Saturday 20 August 2011

Still Life

Zhang Ke Jia - 2006
Shot on DV video, this is a film that challenged my expectations of cinema. For perhaps the first time, I understood how some people, intelligent and good, could, for example, reject early neo-realism. The type of film used, frankly the weirdness of it, what I would call a kind of ugliness, though I now disagree with myself here, can be tough. The video does make it look slightly like a TV soap, as does the lack of studio lights, furnishings. And yet, perhaps partly through these means, this film can do so much.
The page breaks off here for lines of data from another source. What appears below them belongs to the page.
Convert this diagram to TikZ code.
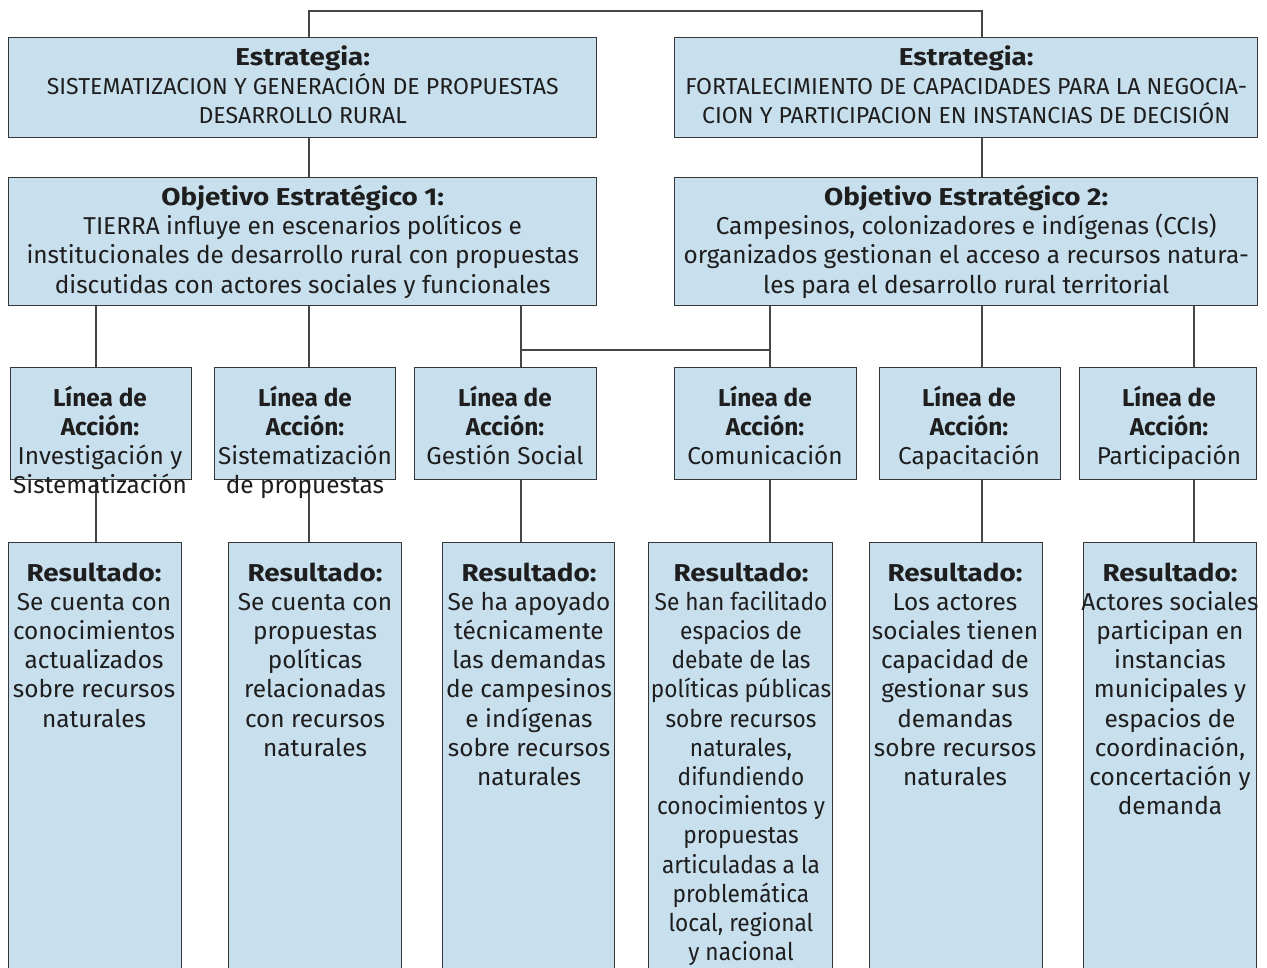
\documentclass[tikz,border=0pt]{standalone}
\usepackage{fontspec}
\setmainfont{Fira Sans}
\newfontfamily\condfont[FakeStretch=0.93]{Fira Sans}
\newfontfamily\wideboldfont[FakeStretch=1.14,UprightFont=*-Bold]{Fira Sans}
\definecolor{boxfill}{RGB}{200,223,237}
\definecolor{boxline}{RGB}{55,55,55}
\definecolor{connc}{RGB}{70,70,70}
\definecolor{textc}{RGB}{30,30,30}
\newcommand{\hd}[1]{{\wideboldfont #1}}
\newcommand{\capsline}[1]{{\fontsize{23.1}{29.2}\selectfont #1}}
\begin{document}
\begin{tikzpicture}[x=1pt,y=-1pt,
  box/.style={draw=boxline, fill=boxfill, line width=1.4pt, inner sep=0pt, anchor=north west},
  txt/.style={align=center, inner sep=0pt, text=textc, font=\fontsize{24.4}{29.2}\selectfont},
  ttop/.style={txt, anchor=north},
  conn/.style={draw=connc, line width=1.3pt}]
\useasboundingbox (0,0) rectangle (1267,967);
\clip (0,0) rectangle (1267,967);
% named x positions for connectors
\coordinate (topy) at (0,11);
\coordinate (x96) at (96,0);
\coordinate (x309) at (309,0);
\coordinate (x521) at (521,0);
\coordinate (x770) at (770,0);
\coordinate (x982) at (982,0);
\coordinate (x1194) at (1194,0);
\coordinate (j1) at (521,350);
\coordinate (j2) at (770,350);
% boxes
\node[box, minimum width=588pt, minimum height=100pt] (E1) at (8,37) {};
\node[box, minimum width=583pt, minimum height=100pt] (E2) at (674,37) {};
\node[box, minimum width=588pt, minimum height=128pt] (O1) at (8,177) {};
\node[box, minimum width=583pt, minimum height=128pt] (O2) at (674,177) {};
\node[box, minimum width=181pt, minimum height=112pt] (L1) at (10,367) {};
\node[box, minimum width=181pt, minimum height=112pt] (L2) at (214,367) {};
\node[box, minimum width=182pt, minimum height=112pt] (L3) at (414,367) {};
\node[box, minimum width=182pt, minimum height=112pt] (L4) at (674,367) {};
\node[box, minimum width=181pt, minimum height=112pt] (L5) at (879,367) {};
\node[box, minimum width=177pt, minimum height=112pt] (L6) at (1079,367) {};
\node[box, minimum width=173pt, minimum height=440pt] (R1) at (8,542) {};
\node[box, minimum width=173pt, minimum height=440pt] (R2) at (228,542) {};
\node[box, minimum width=172pt, minimum height=440pt] (R3) at (442,542) {};
\node[box, minimum width=184pt, minimum height=440pt] (R4) at (648,542) {};
\node[box, minimum width=173pt, minimum height=440pt] (R5) at (869,542) {};
\node[box, minimum width=173pt, minimum height=440pt] (R6) at (1083,542) {};
% connectors
\draw[conn] (x309 |- E1.north) -- (x309 |- topy) -- (x982 |- topy) -- (x982 |- E2.north);
\draw[conn] (x309 |- E1.south) -- (x309 |- O1.north);
\draw[conn] (x982 |- E2.south) -- (x982 |- O2.north);
\draw[conn] (x96 |- O1.south) -- (x96 |- L1.north);
\draw[conn] (x309 |- O1.south) -- (x309 |- L2.north);
\draw[conn] (x521 |- O1.south) -- (x521 |- L3.north);
\draw[conn] (x770 |- O2.south) -- (x770 |- L4.north);
\draw[conn] (x982 |- O2.south) -- (x982 |- L5.north);
\draw[conn] (x1194 |- O2.south) -- (x1194 |- L6.north);
\draw[conn] (j1) -- (j2);
\draw[conn] (x96 |- L1.south) -- (x96 |- R1.north);
\draw[conn] (x309 |- L2.south) -- (x309 |- R2.north);
\draw[conn] (x521 |- L3.south) -- (x521 |- R3.north);
\draw[conn] (x770 |- L4.south) -- (x770 |- R4.north);
\draw[conn] (x982 |- L5.south) -- (x982 |- R5.north);
\draw[conn] (x1194 |- L6.south) -- (x1194 |- R6.north);
% texts
\node[txt, yshift=3pt] (E1t) at (E1.center) {\hd{Estrategia:}\\\capsline{SISTEMATIZACION Y GENERACIÓN DE PROPUESTAS}\\\capsline{DESARROLLO RURAL}};
\node[txt, yshift=3pt] (E2t) at (E2.center) {\hd{Estrategia:}\\\capsline{FORTALECIMIENTO DE CAPACIDADES PARA LA NEGOCIA-}\\\capsline{CION Y PARTICIPACION EN INSTANCIAS DE DECISIÓN}};
\node[txt] (O1t) at (O1.center) {\hd{Objetivo Estratégico 1:}\\TIERRA influye en escenarios políticos e\\institucionales de desarrollo rural con propuestas\\discutidas con actores sociales y funcionales};
\node[txt] (O2t) at (O2.center) {\hd{Objetivo Estratégico 2:}\\Campesinos, colonizadores e indígenas (CCIs)\\organizados gestionan el acceso a recursos natura-\\les para el desarrollo rural territorial};
\node[ttop] (L1t) at (100,385.5) {\strut\textbf{Línea de}\\\textbf{Acción:}\\Investigación y\\Sistematización};
\node[ttop] (L2t) at (305,385.5) {\strut\textbf{Línea de}\\\textbf{Acción:}\\Sistematización\\de propuestas};
\node[ttop] (L3t) at (505,385.5) {\strut\textbf{Línea de}\\\textbf{Acción:}\\Gestión Social};
\node[ttop] (L4t) at (765,385.5) {\strut\textbf{Línea de}\\\textbf{Acción:}\\Comunicación};
\node[ttop] (L5t) at (969,385.5) {\strut\textbf{Línea de}\\\textbf{Acción:}\\Capacitación};
\node[ttop] (L6t) at (1169,385.5) {\strut\textbf{Línea de}\\\textbf{Acción:}\\Participación};
\node[ttop] (R1t) at (94,560.5) {\strut\hd{Resultado:}\\Se cuenta con\\conocimientos\\actualizados\\sobre recursos\\naturales};
\node[ttop] (R2t) at (315,560.5) {\strut\hd{Resultado:}\\Se cuenta con\\propuestas\\políticas\\relacionadas\\con recursos\\naturales};
\node[ttop] (R3t) at (529,560.5) {\strut\hd{Resultado:}\\Se ha apoyado\\técnicamente\\las demandas\\de campesinos\\e indígenas\\sobre recursos\\naturales};
\node[ttop] (R4t) at (741,560.5) {\strut\hd{Resultado:}\\{\condfont Se han facilitado}\\{\condfont espacios de}\\{\condfont debate de las}\\{\condfont políticas públicas}\\{\condfont sobre recursos}\\{\condfont naturales,}\\{\condfont difundiendo}\\{\condfont conocimientos y}\\{\condfont propuestas}\\{\condfont articuladas a la}\\{\condfont problemática}\\{\condfont local, regional}\\{\condfont y nacional}};
\node[ttop] (R5t) at (955,560.5) {\strut\hd{Resultado:}\\Los actores\\sociales tienen\\capacidad de\\gestionar sus\\demandas\\sobre recursos\\naturales};
\node[ttop] (R6t) at (1170,560.5) {\strut\hd{Resultado:}\\Actores sociales\\participan en\\instancias\\municipales y\\espacios de\\coordinación,\\concertación y\\demanda};
\end{tikzpicture}
\end{document}
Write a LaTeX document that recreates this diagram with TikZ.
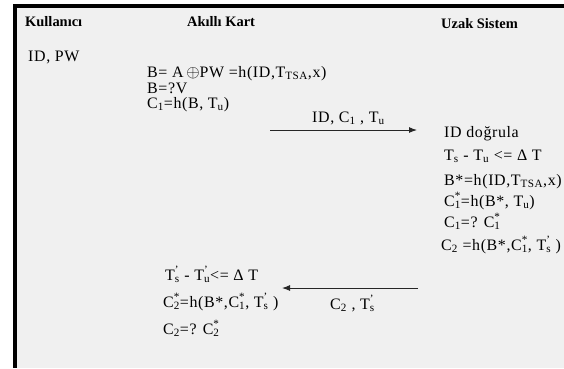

Using long takes, as before, with long shots where the camera almost always moves, often in very clean and clear horizontals, although it can move elsewhere too. It uses some sensational shots of place, of crumbling, of dirt, of building sites; this is primarily a document of that. Yet it saves up these shots, not overwhelming; there is a lot of more personal stuff, closer, in confined rooms or spaces, usually following the 'action' through these.
With the video, this is extremely contrasty, which really unnerved me. The director chooses to light people well, a rare choice for video and, frankly, much of the modern cinema I hold dear (I'm thinking chiefly of 'Eloge De L'Amour' as an example). This made me think 'ugly'- and yet. The place is something else, off centre compostions as people watch crumbling and falling, that change.
What is acted out in front of us is just that- acted out in front of us. We're basically here for the location, but the director (or at least so his statement says) is interested in the people; and the quiet respect, kinf of affection with distance, he reserves for them is extraordinary. Cinema finding people, showing people. Yes, they can be cruel, but well... It is also frequently very funny, mild absurdist bits and bobs. The spaceship, as well as strange and oddly beautiful (though, again, 'ugly'; in most cinema this would be something called 'crappy CGI').
This film is difficult, and I coulnd't quite stick with the whole thing, more the worse for me. I like to think that I can still say though that, if we still have a modern cinema, this is one of the fisrt examples of how to do it. Get a camera, any camera; you can probably 'only' afford digital. Find a place, find people there. Make it look like it should, it is.